**Goal:** Print word for word the first line of the listing below and every line after it, through the line with "1.7, 0.7, 0.4];". Leave out the pictures and the rest.
**********
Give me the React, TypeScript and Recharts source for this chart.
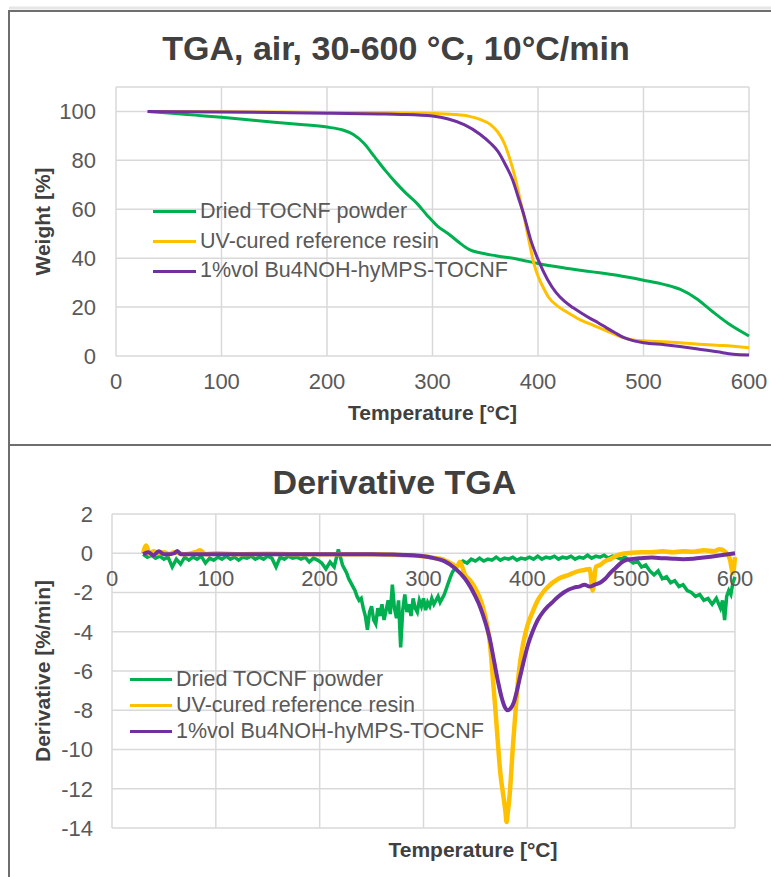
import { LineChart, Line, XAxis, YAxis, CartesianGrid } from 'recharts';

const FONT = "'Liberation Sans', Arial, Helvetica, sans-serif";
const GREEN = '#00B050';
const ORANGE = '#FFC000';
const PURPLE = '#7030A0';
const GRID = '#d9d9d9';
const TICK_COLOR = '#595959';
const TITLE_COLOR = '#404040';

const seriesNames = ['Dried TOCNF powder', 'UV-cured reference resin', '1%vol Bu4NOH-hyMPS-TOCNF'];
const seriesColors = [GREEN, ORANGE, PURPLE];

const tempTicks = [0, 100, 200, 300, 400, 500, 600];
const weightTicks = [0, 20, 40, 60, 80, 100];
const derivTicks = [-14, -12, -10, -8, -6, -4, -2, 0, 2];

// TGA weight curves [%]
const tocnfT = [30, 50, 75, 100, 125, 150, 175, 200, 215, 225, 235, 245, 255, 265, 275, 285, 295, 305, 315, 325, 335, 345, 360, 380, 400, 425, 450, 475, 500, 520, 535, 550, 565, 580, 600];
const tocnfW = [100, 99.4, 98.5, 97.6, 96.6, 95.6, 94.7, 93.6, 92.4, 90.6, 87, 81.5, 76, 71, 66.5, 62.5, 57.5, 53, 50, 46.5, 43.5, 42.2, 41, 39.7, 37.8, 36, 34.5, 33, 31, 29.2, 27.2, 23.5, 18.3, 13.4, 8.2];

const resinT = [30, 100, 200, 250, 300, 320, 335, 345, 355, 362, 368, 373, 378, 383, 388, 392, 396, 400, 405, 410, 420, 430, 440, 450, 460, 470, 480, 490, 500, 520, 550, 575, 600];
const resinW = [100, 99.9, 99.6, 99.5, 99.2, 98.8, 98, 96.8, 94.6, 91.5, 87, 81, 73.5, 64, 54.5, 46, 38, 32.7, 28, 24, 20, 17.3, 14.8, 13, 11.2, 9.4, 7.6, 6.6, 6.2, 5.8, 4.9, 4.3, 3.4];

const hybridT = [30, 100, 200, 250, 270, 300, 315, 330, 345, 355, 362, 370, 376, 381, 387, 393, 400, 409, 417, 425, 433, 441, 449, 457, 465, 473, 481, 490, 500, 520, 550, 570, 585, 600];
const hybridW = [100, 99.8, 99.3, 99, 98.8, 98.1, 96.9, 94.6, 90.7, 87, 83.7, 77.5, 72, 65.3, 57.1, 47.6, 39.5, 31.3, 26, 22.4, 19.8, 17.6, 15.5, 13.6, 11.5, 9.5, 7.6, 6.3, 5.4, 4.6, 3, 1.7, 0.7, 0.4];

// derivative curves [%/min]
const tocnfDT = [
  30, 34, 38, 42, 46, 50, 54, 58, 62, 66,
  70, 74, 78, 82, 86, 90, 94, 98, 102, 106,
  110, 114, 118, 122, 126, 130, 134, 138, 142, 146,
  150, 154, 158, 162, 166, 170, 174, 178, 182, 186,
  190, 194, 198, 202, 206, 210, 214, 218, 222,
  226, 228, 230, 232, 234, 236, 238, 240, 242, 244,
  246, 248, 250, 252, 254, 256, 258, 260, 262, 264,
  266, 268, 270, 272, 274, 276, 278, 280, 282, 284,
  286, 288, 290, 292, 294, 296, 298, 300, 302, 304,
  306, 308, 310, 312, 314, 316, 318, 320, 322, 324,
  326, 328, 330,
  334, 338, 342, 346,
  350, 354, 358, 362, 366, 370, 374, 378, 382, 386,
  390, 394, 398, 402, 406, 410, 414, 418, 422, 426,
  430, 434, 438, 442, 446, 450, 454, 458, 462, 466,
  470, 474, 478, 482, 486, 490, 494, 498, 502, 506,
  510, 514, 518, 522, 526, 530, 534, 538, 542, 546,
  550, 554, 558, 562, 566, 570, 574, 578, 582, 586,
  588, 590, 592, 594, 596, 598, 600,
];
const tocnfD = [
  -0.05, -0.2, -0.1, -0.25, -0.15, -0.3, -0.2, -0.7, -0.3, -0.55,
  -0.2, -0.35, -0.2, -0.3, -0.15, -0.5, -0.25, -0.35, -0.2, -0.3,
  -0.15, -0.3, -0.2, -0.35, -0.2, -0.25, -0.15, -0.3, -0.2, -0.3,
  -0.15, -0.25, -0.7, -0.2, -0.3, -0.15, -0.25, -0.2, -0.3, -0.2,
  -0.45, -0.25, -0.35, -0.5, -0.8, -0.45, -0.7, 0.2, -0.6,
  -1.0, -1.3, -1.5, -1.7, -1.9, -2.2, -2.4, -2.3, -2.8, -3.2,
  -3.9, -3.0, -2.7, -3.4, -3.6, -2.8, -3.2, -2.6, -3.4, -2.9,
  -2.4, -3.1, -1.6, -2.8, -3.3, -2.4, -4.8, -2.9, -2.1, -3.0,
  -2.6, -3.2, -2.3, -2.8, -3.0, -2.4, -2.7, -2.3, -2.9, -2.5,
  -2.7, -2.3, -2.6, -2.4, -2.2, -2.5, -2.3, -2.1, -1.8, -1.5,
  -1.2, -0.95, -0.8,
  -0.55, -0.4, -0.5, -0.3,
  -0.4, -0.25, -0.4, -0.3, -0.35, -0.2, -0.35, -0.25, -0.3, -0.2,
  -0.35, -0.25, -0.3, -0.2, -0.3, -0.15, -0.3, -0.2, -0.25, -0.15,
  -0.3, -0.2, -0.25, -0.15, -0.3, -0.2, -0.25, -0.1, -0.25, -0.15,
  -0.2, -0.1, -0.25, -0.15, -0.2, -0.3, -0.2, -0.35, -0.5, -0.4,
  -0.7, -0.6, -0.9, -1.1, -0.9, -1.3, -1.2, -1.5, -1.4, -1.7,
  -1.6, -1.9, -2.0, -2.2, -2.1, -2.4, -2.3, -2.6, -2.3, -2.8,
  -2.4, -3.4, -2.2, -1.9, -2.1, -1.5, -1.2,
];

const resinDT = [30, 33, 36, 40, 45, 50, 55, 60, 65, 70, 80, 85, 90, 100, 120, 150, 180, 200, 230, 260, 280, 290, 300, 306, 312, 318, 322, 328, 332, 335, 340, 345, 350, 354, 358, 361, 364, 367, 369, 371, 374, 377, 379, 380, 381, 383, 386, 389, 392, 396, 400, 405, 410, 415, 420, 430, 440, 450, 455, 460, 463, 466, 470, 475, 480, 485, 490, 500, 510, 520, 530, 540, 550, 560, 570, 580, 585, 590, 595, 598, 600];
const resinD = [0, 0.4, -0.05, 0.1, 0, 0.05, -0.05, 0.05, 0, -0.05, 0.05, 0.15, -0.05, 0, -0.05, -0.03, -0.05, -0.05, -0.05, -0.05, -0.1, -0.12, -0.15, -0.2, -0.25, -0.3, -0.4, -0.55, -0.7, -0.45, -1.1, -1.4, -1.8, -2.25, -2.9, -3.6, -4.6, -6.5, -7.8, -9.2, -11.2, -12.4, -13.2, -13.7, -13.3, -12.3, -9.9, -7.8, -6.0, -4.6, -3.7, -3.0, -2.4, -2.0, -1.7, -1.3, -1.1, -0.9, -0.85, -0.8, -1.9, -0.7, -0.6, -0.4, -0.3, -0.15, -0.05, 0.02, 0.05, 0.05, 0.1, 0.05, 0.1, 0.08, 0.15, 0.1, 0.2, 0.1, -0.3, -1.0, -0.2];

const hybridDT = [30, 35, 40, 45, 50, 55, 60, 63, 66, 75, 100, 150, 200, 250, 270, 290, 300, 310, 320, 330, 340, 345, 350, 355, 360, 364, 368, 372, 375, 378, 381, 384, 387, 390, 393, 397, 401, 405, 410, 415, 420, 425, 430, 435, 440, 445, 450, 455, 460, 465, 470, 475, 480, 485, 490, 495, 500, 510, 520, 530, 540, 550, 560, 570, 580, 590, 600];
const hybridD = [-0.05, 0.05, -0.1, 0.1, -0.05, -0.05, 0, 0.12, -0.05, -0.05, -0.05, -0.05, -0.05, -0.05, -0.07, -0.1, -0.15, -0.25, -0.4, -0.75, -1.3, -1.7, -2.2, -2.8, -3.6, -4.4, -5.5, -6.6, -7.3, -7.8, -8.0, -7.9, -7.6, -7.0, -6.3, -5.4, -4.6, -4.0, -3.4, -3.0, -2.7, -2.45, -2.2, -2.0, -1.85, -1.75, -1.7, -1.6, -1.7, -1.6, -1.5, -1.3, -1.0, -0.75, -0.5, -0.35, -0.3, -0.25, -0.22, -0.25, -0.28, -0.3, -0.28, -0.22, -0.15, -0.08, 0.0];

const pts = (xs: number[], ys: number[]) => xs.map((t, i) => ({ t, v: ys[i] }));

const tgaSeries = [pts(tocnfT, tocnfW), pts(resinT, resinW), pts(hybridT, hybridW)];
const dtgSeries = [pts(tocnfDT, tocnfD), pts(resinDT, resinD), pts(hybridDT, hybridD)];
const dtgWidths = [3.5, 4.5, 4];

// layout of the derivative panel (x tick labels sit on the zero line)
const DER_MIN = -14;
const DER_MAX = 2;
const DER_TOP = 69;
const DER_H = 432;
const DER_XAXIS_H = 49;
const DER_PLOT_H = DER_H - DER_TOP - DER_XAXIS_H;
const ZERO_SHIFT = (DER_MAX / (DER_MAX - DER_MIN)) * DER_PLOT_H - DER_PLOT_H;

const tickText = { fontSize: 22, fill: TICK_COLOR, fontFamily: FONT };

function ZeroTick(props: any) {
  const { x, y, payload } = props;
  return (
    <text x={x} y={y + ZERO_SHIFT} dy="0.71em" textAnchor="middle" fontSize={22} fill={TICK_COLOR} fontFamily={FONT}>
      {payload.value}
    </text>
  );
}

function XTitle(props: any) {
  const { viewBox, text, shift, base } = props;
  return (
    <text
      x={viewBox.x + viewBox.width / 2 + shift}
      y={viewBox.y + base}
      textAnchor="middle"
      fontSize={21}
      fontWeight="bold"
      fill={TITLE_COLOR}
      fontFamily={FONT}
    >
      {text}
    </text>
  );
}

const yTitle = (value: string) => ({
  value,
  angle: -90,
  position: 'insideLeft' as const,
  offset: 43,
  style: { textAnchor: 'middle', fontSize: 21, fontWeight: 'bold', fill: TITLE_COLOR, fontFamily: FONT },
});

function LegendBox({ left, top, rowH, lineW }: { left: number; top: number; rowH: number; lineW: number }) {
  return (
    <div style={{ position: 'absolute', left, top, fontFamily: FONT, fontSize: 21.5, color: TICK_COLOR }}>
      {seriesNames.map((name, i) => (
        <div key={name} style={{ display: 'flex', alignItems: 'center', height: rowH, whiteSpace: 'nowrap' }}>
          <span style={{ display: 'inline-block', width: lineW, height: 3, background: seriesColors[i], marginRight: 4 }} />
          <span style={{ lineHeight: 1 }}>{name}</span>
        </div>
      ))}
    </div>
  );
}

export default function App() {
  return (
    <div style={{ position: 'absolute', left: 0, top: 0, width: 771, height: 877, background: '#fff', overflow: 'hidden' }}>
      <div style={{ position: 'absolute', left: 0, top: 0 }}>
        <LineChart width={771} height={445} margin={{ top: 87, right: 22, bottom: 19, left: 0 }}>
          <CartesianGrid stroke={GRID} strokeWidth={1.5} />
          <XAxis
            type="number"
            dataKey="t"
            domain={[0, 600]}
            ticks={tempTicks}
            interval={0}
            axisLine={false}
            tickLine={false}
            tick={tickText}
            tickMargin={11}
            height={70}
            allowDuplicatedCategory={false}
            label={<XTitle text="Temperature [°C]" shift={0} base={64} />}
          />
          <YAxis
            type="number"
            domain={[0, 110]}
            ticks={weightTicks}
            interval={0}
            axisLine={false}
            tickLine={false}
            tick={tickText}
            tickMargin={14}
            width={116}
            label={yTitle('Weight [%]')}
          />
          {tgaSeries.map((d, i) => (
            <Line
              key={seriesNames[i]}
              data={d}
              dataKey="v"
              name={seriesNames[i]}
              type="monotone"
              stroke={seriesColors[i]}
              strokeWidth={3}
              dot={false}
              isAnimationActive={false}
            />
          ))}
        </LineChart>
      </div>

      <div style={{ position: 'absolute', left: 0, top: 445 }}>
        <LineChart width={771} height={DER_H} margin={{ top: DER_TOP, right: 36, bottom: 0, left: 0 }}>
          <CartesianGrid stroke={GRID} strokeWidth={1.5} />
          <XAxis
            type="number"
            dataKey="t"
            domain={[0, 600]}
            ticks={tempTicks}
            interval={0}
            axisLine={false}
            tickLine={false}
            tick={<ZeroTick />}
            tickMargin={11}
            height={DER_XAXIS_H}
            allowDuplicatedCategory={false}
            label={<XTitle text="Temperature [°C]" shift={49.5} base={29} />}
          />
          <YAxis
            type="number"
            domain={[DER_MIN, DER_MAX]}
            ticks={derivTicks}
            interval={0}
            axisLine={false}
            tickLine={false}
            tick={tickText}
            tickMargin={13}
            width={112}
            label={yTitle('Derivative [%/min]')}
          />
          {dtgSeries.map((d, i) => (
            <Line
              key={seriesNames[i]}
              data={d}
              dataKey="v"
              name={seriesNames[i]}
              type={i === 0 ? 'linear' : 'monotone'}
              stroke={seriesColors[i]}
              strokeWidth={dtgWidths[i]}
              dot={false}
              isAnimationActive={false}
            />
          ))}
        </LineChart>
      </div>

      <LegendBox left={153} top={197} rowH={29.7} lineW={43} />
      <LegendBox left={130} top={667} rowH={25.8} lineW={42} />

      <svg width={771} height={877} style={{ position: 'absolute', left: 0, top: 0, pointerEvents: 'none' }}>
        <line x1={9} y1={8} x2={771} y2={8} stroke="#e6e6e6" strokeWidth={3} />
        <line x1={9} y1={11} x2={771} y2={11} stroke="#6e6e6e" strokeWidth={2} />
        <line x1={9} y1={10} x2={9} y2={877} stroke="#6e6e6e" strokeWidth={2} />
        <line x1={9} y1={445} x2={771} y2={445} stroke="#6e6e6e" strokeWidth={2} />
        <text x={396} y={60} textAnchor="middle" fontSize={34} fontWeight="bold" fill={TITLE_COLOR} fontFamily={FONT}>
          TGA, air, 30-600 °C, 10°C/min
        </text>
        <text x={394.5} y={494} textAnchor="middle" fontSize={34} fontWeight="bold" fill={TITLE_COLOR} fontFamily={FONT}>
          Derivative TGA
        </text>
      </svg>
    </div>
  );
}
**********
**Response:**
Give me the React, TypeScript and Recharts source for this chart.
import { LineChart, Line, XAxis, YAxis, CartesianGrid } from 'recharts';

const FONT = "'Liberation Sans', Arial, Helvetica, sans-serif";
const GREEN = '#00B050';
const ORANGE = '#FFC000';
const PURPLE = '#7030A0';
const GRID = '#d9d9d9';
const TICK_COLOR = '#595959';
const TITLE_COLOR = '#404040';

const seriesNames = ['Dried TOCNF powder', 'UV-cured reference resin', '1%vol Bu4NOH-hyMPS-TOCNF'];
const seriesColors = [GREEN, ORANGE, PURPLE];

const tempTicks = [0, 100, 200, 300, 400, 500, 600];
const weightTicks = [0, 20, 40, 60, 80, 100];
const derivTicks = [-14, -12, -10, -8, -6, -4, -2, 0, 2];

// TGA weight curves [%]
const tocnfT = [30, 50, 75, 100, 125, 150, 175, 200, 215, 225, 235, 245, 255, 265, 275, 285, 295, 305, 315, 325, 335, 345, 360, 380, 400, 425, 450, 475, 500, 520, 535, 550, 565, 580, 600];
const tocnfW = [100, 99.4, 98.5, 97.6, 96.6, 95.6, 94.7, 93.6, 92.4, 90.6, 87, 81.5, 76, 71, 66.5, 62.5, 57.5, 53, 50, 46.5, 43.5, 42.2, 41, 39.7, 37.8, 36, 34.5, 33, 31, 29.2, 27.2, 23.5, 18.3, 13.4, 8.2];

const resinT = [30, 100, 200, 250, 300, 320, 335, 345, 355, 362, 368, 373, 378, 383, 388, 392, 396, 400, 405, 410, 420, 430, 440, 450, 460, 470, 480, 490, 500, 520, 550, 575, 600];
const resinW = [100, 99.9, 99.6, 99.5, 99.2, 98.8, 98, 96.8, 94.6, 91.5, 87, 81, 73.5, 64, 54.5, 46, 38, 32.7, 28, 24, 20, 17.3, 14.8, 13, 11.2, 9.4, 7.6, 6.6, 6.2, 5.8, 4.9, 4.3, 3.4];

const hybridT = [30, 100, 200, 250, 270, 300, 315, 330, 345, 355, 362, 370, 376, 381, 387, 393, 400, 409, 417, 425, 433, 441, 449, 457, 465, 473, 481, 490, 500, 520, 550, 570, 585, 600];
const hybridW = [100, 99.8, 99.3, 99, 98.8, 98.1, 96.9, 94.6, 90.7, 87, 83.7, 77.5, 72, 65.3, 57.1, 47.6, 39.5, 31.3, 26, 22.4, 19.8, 17.6, 15.5, 13.6, 11.5, 9.5, 7.6, 6.3, 5.4, 4.6, 3, 1.7, 0.7, 0.4];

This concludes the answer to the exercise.